Fare game

“Joe’s?”  “Prime 112?” 


That was the lunch location decision, as discussed by attorneys or lobbyists would be my guess, based on their suits, their files, and their lunch choices.  The lobby of the Miami-Dade County commission chamber was filled with a moving mass of people leaving the meeting. 


Me?  I was headed for the bus stop.


Miami-Dade commissioners had just voted to eliminate nine under-used bus routes and retool the service along dozens of others to save millions of dollars, more than $13 million.  So a bus ride was in order for the news report.


I have New York City subway card in my wallet with leftover fares for my next visit. When I lived in London, I rode the “tube”, the underground, everywhere I needed to go.  On off days, I’d get off at stops to explore a new neighborhood, and get back on – whenever – for the rumbling ride home.  But in the past two decades in Miami-Dade County, the closest I’ve come to a Metro bus was the one that ran into my car last summer.  (By the way, I really appreciated the County’s professional response and reparations for fixing my car).


Back to the bus.


We chose the 77 route, headed north up Northwest Seventh Avenue.  Standing room only at 4pm.  Comfortably air conditioned.  Driver polite and efficient, answering a few questions until some of those in the back yelled for the bus to keep moving.  Made friends with Luther.  Ok, not friends, but as acquainted as two people can become standing side by side, struggling to stay vertical, in a five minute ride between bus stops.  He works and he goes to school and he takes the 77 bus every day.  It’s a natural, habitual, crucial part of his day.  He listens to tunes along the way.  


His route 77 is not one of those scheduled for elimination; I’d guess from anecdotal evidence (i.e. the crowd) that it’s one of the more important links in the system. 


And I’d guess most of my fellow riders today did not have many options nor much choice in how they traveled from point A to point B.


In our South Florida, reality is (with a few exceptions) the ‘haves” have cars, the have-lesses use the bus.  As gas prices creep up up up, and maddening congestion simply creeps, how many of us would love the option of a bus route in our every day?  No gas bill, no insurance payment, no hunt for parking spaces, no parking tickets, time to read or make an acquaintance.


But buses don’t go where I need to.  Not conveniently, anyway. 


I’d guess none of the attorneys or lobbyists at the commission meeting arrived by bus, certainly not those guys trying to chose between South Beach power lunch spots.


One day, I hope Luther gets to go to lunch at Joe’s or Prime 112.  Maybe even on the bus.


3 Responses

  1. […] Milberg’s Musings wrote an interesting post today on Fare gameHere’s a quick excerpt As gas prices creep up up up, and maddening congestion simply creeps, how many of us would love the option of a bus route in our every day?… […]

  2. Somehow i missed the point.
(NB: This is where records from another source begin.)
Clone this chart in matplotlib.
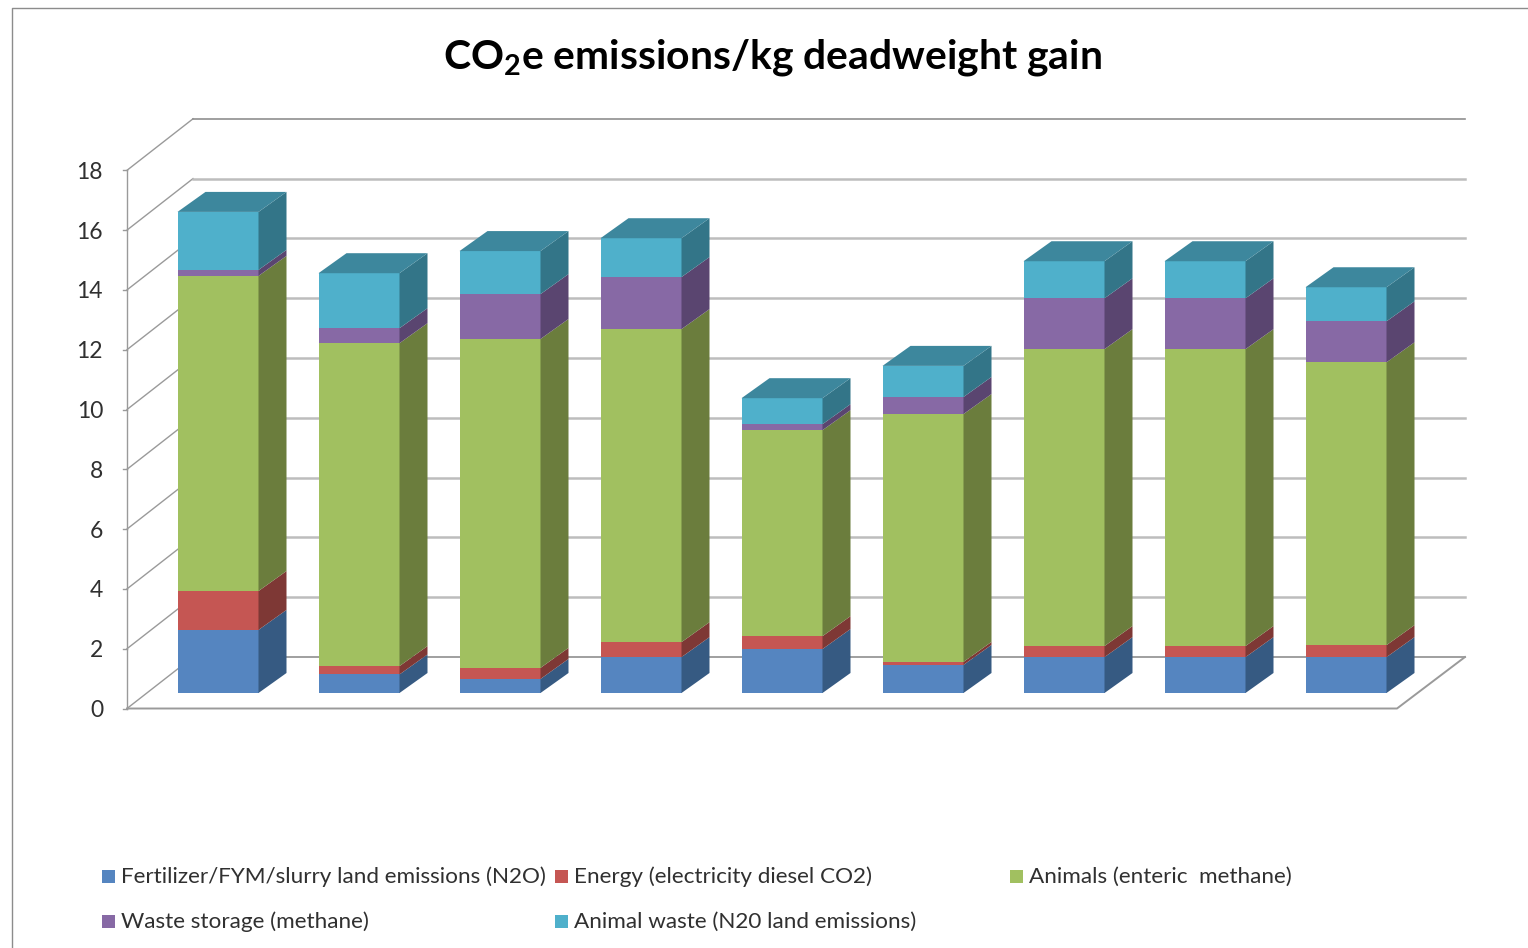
import numpy as np
import matplotlib
matplotlib.use("Agg")
import matplotlib.pyplot as plt
from matplotlib.patches import Rectangle

# ----------------------------
# Data
# ----------------------------
fertilizer = [2.11, 0.62, 0.47, 1.20, 1.47, 0.94, 1.20, 1.20, 1.20]
energy = [1.30, 0.28, 0.37, 0.50, 0.43, 0.10, 0.37, 0.37, 0.40]
animals = [10.54, 10.80, 11.00, 10.47, 6.89, 8.29, 9.93, 9.93, 9.46]
waste_storage = [0.20, 0.50, 1.50, 1.74, 0.20, 0.57, 1.70, 1.70, 1.37]
animal_waste = [1.94, 1.84, 1.44, 1.30, 0.87, 1.04, 1.24, 1.24, 1.14]

series_labels = [
    "Fertilizer/FYM/slurry land emissions (N2O)",
    "Energy (electricity diesel CO2)",
    "Animals (enteric  methane)",
    "Waste storage (methane)",
    "Animal waste (N20 land emissions)",
]
y_ticks = [0, 2, 4, 6, 8, 10, 12, 14, 16, 18]

# Colours: front face, side face
front_colors = ["#5585C0", "#C55653", "#A1C060", "#8769A5", "#4FB0CB"]
side_colors = ["#365A82", "#7E3835", "#6B7D3D", "#5A4570", "#337588"]
top_color = "#3D879D"
text_color = "#303030"

W, H = 1528, 948
PX_X = 141.0   # pixels per category
PX_Y = 29.9    # pixels per unit
X0, Y0 = 218.0, 693.0  # pixel of first bar centre, bar baseline

BAR_W = 81 / PX_X
DX = 28 / PX_X   # bar depth
DY = 20 / PX_Y


def px(x, y):
    # figure pixel -> data coords
    return (x - X0) / PX_X, (Y0 - y) / PX_Y


plt.rcParams["font.family"] = ["Lato", "DejaVu Sans"]
plt.rcParams["mathtext.fontset"] = "custom"
plt.rcParams["mathtext.bf"] = "Lato:bold"

fig = plt.figure(figsize=(W / 100, H / 100), dpi=100)
ax = fig.add_axes([0, 0, 1, 1])
ax.set_xlim(px(0, 0)[0], px(W, 0)[0])
ax.set_ylim(px(0, H)[1], px(0, 0)[1])
ax.axis("off")

# chart area border
ax.plot(*zip(px(12, H), px(12, 8), px(W, 8)), color="#8C8C8C", lw=1.0)

# ----------------------------
# Walls and gridlines
# ----------------------------
x_front_l = px(127, 0)[0]
x_back_l = px(193, 0)[0]
x_front_r = px(1397, 0)[0]
x_back_r = px(1465, 0)[0]
y_front = px(0, 708.5)[1]
y_back = px(0, 657)[1]

for v in y_ticks:
    edge = v in (0, 18)
    ax.plot([x_front_l, x_back_l], [y_front + v, y_back + v], color="#9A9A9A", lw=1.0, zorder=1)
    ax.plot([x_back_l, x_back_r], [y_back + v, y_back + v],
            color="#8F8F8F" if edge else "#BDBDBD", lw=1.2 if edge else 1.8, zorder=1)
    ax.plot([x_front_l - 4 / PX_X, x_front_l], [y_front + v, y_front + v], color="#9A9A9A", lw=1.0, zorder=1)
    ax.text(x_front_l - 24 / PX_X, y_front + v, str(v), ha="right", va="center_baseline",
            fontsize=16.5, color=text_color)

ax.plot([x_front_l, x_front_l], [y_front, y_front + 18], color="#9A9A9A", lw=1.0, zorder=1)
ax.plot([x_front_l, x_front_r, x_back_r], [y_front, y_front, y_back], color="#9A9A9A", lw=1.4, zorder=1)

# ----------------------------
# Stacked bars with fake depth
# ----------------------------
stack = np.array([fertilizer, energy, animals, waste_storage, animal_waste])
x = np.arange(stack.shape[1])
bottoms = np.zeros(stack.shape[1])

for values, c_front, c_side in zip(stack, front_colors, side_colors):
    ax.bar(x, values, BAR_W, bottom=bottoms, color=c_front, linewidth=0, zorder=3)
    for xi, b, v in zip(x, bottoms, values):
        right = xi + BAR_W / 2
        ax.fill([right, right + DX, right + DX, right],
                [b, b + DY, b + v + DY, b + v], color=c_side, lw=0, zorder=3)
    bottoms = bottoms + values

for xi, t in zip(x, bottoms):
    left, right = xi - BAR_W / 2, xi + BAR_W / 2
    ax.fill([left, right, right + DX, left + DX],
            [t, t, t + DY, t + DY], color=top_color, lw=0, zorder=3)

# ----------------------------
# Title and legend
# ----------------------------
tx, ty = px(772, 57)
ax.text(tx, ty, r"CO$_{\mathbf{2}}$e emissions/kg deadweight gain", ha="center", va="center",
        fontsize=29.4, fontweight="bold", color="black")

legend_pos = [(102, 876), (555, 876), (1010, 876), (102, 921), (555, 921)]
for label, color, (lx, ly) in zip(series_labels, front_colors, legend_pos):
    rx, ry = px(lx, ly + 6.5)
    ax.add_patch(Rectangle((rx, ry), 13 / PX_X, 13 / PX_Y, color=color, lw=0))
    tx, ty = px(lx + 19, ly + 1)
    ax.text(tx, ty, label, ha="left", va="center", fontsize=16.2, color=text_color)

fig.savefig("out.png", dpi=100)
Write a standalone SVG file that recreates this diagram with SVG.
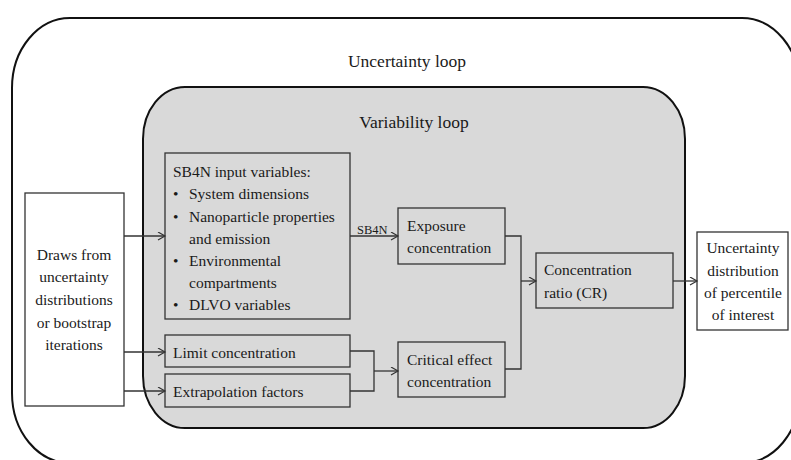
<svg xmlns="http://www.w3.org/2000/svg" width="791" height="460" viewBox="0 0 791 460">
<defs>
<marker id="arr" markerWidth="10" markerHeight="10" refX="8" refY="4" orient="auto" markerUnits="userSpaceOnUse">
<path d="M1,0 L8,4 L1,8" fill="none" stroke="#333" stroke-width="1.2"/>
</marker>
</defs>
<style>
text{font-family:"Liberation Serif","Times New Roman",serif;fill:#1a1a1a}
.t{font-size:15.5px}
.h{font-size:17.5px}
.s{font-size:12.5px}
.box{fill:none;stroke:#333;stroke-width:1.3}
.wbox{fill:#fff;stroke:#333;stroke-width:1.3}
.c{fill:none;stroke:#333;stroke-width:1.3}
.m{text-anchor:middle}
</style>
<rect width="791" height="460" fill="#fff"/>
<g id="uncertainty-loop">
<rect x="12" y="18" width="788" height="445" rx="58" ry="70" fill="#fff" stroke="#111" stroke-width="2"/>
<text class="h m" x="407" y="67">Uncertainty loop</text>
</g>
<g id="variability-loop">
<rect x="143" y="87" width="542" height="341" rx="42" ry="52" fill="#d9d9d9" stroke="#111" stroke-width="2"/>
<text class="h m" x="414" y="128">Variability loop</text>
</g>
<g id="draws">
<rect class="wbox" x="25" y="193" width="99" height="213"/>
<text class="t m" x="74" y="260">Draws from</text>
<text class="t m" x="74" y="282">uncertainty</text>
<text class="t m" x="74" y="305">distributions</text>
<text class="t m" x="74" y="328">or bootstrap</text>
<text class="t m" x="74" y="350">iterations</text>
</g>
<g id="sb4n-inputs">
<rect class="box" x="165" y="153" width="185" height="166"/>
<text class="t" x="173" y="177">SB4N input variables:</text>
<text class="t" x="173" y="199">•</text><text class="t" x="189" y="199">System dimensions</text>
<text class="t" x="173" y="222">•</text><text class="t" x="189" y="222">Nanoparticle properties</text>
<text class="t" x="189" y="244">and emission</text>
<text class="t" x="173" y="266">•</text><text class="t" x="189" y="266">Environmental</text>
<text class="t" x="189" y="288">compartments</text>
<text class="t" x="173" y="310">•</text><text class="t" x="189" y="310">DLVO variables</text>
</g>
<g id="limit">
<rect class="box" x="165" y="335" width="185" height="32"/>
<text class="t" x="173" y="358">Limit concentration</text>
</g>
<g id="extrapolation">
<rect class="box" x="165" y="374" width="185" height="33"/>
<text class="t" x="173" y="397">Extrapolation factors</text>
</g>
<g id="exposure">
<rect class="box" x="398" y="208" width="107" height="56"/>
<text class="t" x="407" y="231">Exposure</text>
<text class="t" x="407" y="253">concentration</text>
</g>
<g id="critical">
<rect class="box" x="398" y="342" width="107" height="55"/>
<text class="t" x="407" y="365">Critical effect</text>
<text class="t" x="407" y="387">concentration</text>
</g>
<g id="cr">
<rect class="box" x="536" y="253" width="137" height="55"/>
<text class="t" x="544" y="275">Concentration</text>
<text class="t" x="544" y="298">ratio (CR)</text>
</g>
<g id="result">
<rect class="wbox" x="697" y="232" width="91" height="98"/>
<text class="t m" x="743" y="253">Uncertainty</text>
<text class="t m" x="743" y="276">distribution</text>
<text class="t m" x="743" y="298">of percentile</text>
<text class="t m" x="743" y="320">of interest</text>
</g>
<g id="connectors">
<path class="c" d="M124,236 H165" marker-end="url(#arr)"/>
<path class="c" d="M124,352 H165" marker-end="url(#arr)"/>
<path class="c" d="M124,391 H165" marker-end="url(#arr)"/>
<path class="c" d="M350,236 H398" marker-end="url(#arr)"/>
<text class="s" x="357" y="234">SB4N</text>
<path class="c" d="M350,351 H374 V391 H350"/>
<path class="c" d="M374,371 H398" marker-end="url(#arr)"/>
<path class="c" d="M505,236 H521 V369 H505"/>
<path class="c" d="M521,281 H536" marker-end="url(#arr)"/>
<path class="c" d="M673,281 H697" marker-end="url(#arr)"/>
</g>
</svg>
Probably lost in translation 🙂 Anyway … nice blog to visit.

    cheers, Hobbes

  3. I didn’t have any good experience riding on Miami-Dade buses. I have to do that after an accident because my car was wrecked and had to look for another transportation. Meanwhile, I had to suffer a lot waiting for buses that never came on time, or if they came they simply wouldn’t take you there (9 of 10 buses have a ” NOT IN SERVICE” in their front). Though I’ve been on the bus stop earlier, I always got late to work. And these drivers don’t care at all.

    By the way, most of them are ill-tempered and have a very bad attitude, as if they don’t enjoy their job. I bet they don’t, since they treat you like a bum. Yeah, and some of them make long stops most of the time, or they are on the phone chit-chatting.

    The only good thing about buses? A/C. It’s a relief after standing most of the time on the sun.

    Yeah, these buses never take you where you really need to go. Glad that I have a car again and hope I never have an accident.